We arrived at the New Delhi station, and it is awful. It is endless people, dirt and smells everywhere, and no sign of the international tourist office. The only place I’ve experienced something remotely comparable is the Port Authority Bus Terminal in New York. The chaos is similar, only the New Delhi Station is far dirtier and smellier. Who would have thought!
After an hour of searching in circles, guided by only a few signs with arrows pointing in the wrong direction, we managed to find the office. It was heaven–clean, quiet, and knowledgeable staff who spoke English. The staff was pretty sure our tickets would be confirmed. Sure enough, 4 out of our 6 tickets were confirmed, so we would all just have to share the cabin.
We were expecting our 1AC cabin to be nice (it was only our 4th day in India) because it was over double the price of the next class. It would have been nice, if it had been 1970; however, It had not been updated (or even cleaned) since then. Oh well, we were escaping the dirtiness of Delhi and were on our way to a desert oasis. We thought, “The 18 hours will fly by.”

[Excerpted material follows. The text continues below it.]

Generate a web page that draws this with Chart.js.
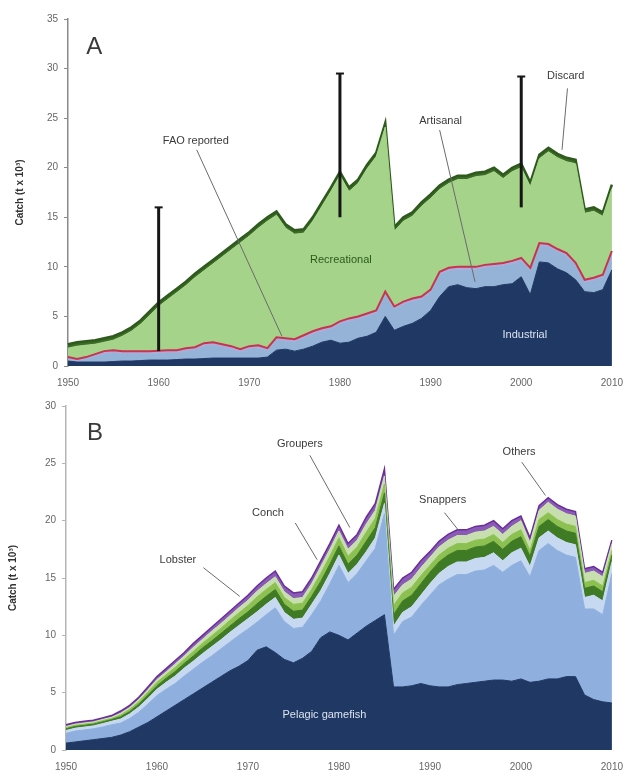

An hour into our journey, we heard screams from the cabin next store. They had seen multiple mice. We shut our door and thought, “Luckily it was them and not us.” An hour later we welcomed the mice into our cabin with out own screams of terror. It was a long night of little sleep.
The mice and cleanliness aside, the train ride wasn’t so bad. The passenger train infrastructure in India country is old and slow, but it goes everywhere cheaply. As I write this on a bus from Jaisalmer to Jodhpur, my fondness of a mouse infested train has only grown.